◆ **GIVEN INSTRUCTION**: Each line from the start of the data below through the one containing "const chartTitle = 'SCI" must be reproduced exactly.

◆ **DATA IN THIS EXERCISE**:
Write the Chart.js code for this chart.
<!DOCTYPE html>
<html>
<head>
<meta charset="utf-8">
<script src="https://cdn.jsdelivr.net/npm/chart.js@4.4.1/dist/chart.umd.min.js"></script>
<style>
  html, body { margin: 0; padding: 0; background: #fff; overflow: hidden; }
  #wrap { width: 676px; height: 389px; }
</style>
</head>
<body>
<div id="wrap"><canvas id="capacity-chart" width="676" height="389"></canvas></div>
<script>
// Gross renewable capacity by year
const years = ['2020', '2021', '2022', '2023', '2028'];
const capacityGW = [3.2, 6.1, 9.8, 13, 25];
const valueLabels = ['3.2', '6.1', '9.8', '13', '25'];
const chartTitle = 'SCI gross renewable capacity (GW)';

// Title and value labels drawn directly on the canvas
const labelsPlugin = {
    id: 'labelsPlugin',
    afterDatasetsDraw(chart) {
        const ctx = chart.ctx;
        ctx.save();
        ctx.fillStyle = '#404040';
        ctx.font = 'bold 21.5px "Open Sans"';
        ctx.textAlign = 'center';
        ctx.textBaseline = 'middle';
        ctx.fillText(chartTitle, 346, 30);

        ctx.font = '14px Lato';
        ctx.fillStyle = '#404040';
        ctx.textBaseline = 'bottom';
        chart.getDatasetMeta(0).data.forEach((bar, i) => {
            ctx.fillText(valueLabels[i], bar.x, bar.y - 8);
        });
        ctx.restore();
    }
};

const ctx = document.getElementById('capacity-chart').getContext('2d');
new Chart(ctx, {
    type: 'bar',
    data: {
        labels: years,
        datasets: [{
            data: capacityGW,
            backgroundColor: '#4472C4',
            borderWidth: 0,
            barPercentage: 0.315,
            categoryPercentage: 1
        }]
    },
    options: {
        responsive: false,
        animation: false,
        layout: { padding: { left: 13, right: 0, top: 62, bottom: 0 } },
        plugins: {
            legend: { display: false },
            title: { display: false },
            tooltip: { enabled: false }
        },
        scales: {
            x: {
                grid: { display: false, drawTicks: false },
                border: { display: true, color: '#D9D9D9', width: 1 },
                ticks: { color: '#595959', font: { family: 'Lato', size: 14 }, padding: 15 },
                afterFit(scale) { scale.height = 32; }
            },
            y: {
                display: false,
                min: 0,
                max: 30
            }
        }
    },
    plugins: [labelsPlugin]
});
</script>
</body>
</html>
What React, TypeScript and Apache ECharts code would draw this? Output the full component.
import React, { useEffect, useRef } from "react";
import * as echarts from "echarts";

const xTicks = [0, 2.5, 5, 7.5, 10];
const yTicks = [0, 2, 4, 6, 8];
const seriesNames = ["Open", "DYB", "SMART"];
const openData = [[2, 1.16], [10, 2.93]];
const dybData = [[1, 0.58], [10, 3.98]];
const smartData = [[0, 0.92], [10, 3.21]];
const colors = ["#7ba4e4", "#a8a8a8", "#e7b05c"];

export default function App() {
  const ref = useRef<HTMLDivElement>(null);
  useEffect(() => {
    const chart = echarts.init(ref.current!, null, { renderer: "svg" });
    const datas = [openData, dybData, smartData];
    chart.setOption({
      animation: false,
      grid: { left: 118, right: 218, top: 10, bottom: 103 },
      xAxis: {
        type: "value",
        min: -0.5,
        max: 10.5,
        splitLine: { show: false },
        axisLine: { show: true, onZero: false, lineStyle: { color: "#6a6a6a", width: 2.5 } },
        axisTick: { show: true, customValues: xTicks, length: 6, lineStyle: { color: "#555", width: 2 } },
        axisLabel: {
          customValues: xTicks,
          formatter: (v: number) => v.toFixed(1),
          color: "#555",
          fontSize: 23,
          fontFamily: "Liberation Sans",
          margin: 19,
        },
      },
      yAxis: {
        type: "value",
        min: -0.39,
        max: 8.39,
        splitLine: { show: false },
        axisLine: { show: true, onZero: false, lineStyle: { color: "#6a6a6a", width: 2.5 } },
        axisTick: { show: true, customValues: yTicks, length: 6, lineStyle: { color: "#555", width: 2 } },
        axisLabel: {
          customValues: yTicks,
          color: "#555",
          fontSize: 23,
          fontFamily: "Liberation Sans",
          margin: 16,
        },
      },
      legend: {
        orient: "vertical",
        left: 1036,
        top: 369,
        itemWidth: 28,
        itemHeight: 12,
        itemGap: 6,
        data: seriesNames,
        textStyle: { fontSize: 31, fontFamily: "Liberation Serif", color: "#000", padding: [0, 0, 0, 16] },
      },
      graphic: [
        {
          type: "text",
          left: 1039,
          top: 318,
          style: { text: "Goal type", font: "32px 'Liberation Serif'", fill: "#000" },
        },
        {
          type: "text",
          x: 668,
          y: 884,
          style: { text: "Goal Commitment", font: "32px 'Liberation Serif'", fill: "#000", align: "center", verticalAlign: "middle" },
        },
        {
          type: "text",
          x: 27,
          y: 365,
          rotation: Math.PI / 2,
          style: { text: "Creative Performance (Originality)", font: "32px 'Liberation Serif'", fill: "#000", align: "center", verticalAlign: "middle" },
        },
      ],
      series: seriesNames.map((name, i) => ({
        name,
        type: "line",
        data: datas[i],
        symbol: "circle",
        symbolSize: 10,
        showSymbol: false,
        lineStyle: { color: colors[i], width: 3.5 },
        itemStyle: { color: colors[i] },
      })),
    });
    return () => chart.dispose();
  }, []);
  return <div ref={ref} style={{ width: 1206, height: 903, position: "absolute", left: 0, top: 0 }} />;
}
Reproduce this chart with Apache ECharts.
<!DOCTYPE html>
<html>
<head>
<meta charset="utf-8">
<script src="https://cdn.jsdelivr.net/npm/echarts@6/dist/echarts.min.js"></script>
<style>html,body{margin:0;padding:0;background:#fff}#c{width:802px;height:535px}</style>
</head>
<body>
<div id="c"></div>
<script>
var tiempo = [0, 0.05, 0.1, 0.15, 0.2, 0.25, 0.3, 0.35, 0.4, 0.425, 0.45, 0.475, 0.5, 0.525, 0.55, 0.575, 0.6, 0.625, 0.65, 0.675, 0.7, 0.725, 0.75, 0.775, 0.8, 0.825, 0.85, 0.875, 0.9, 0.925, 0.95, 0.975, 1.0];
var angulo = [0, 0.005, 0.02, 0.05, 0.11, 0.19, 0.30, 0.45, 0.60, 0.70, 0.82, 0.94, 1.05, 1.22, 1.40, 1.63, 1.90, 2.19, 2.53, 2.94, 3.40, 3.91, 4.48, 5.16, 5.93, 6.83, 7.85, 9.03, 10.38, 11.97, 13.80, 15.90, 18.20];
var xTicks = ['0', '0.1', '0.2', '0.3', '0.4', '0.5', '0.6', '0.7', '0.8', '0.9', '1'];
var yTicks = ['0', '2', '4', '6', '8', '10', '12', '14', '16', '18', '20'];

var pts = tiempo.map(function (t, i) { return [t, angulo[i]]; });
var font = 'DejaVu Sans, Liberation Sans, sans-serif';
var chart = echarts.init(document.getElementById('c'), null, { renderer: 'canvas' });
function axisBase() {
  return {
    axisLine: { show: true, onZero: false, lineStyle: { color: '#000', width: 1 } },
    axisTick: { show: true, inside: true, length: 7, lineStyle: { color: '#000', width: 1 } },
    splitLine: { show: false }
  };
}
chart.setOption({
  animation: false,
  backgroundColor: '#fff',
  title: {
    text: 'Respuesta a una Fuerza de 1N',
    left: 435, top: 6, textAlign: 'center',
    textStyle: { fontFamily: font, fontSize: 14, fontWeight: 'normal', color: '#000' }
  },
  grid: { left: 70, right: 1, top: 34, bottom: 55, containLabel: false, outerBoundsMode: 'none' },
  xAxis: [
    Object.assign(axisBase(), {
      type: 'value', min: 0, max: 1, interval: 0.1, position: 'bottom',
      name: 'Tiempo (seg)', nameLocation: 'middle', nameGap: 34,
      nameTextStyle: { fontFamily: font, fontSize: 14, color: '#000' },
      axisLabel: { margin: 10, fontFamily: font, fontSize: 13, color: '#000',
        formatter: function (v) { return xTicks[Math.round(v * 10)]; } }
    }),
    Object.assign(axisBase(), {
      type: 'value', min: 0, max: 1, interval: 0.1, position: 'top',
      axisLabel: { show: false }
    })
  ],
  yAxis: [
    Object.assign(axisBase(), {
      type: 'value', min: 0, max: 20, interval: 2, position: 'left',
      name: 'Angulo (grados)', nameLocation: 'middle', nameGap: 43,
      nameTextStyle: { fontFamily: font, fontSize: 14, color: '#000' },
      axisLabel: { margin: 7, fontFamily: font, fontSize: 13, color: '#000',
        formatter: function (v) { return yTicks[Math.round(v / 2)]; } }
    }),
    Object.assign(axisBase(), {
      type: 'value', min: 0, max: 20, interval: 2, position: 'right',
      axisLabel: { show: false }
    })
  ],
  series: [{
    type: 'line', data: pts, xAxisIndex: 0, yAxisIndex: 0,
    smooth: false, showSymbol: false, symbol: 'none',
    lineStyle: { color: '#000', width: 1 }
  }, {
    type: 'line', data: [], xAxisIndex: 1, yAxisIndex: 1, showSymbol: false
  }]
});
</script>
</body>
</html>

◆ **EXERCISE RESPONSE**:
Write the Chart.js code for this chart.
<!DOCTYPE html>
<html>
<head>
<meta charset="utf-8">
<script src="https://cdn.jsdelivr.net/npm/chart.js@4.4.1/dist/chart.umd.min.js"></script>
<style>
  html, body { margin: 0; padding: 0; background: #fff; overflow: hidden; }
  #wrap { width: 676px; height: 389px; }
</style>
</head>
<body>
<div id="wrap"><canvas id="capacity-chart" width="676" height="389"></canvas></div>
<script>
// Gross renewable capacity by year
const years = ['2020', '2021', '2022', '2023', '2028'];
const capacityGW = [3.2, 6.1, 9.8, 13, 25];
const valueLabels = ['3.2', '6.1', '9.8', '13', '25'];
const chartTitle = 'SCI gross renewable capacity (GW)';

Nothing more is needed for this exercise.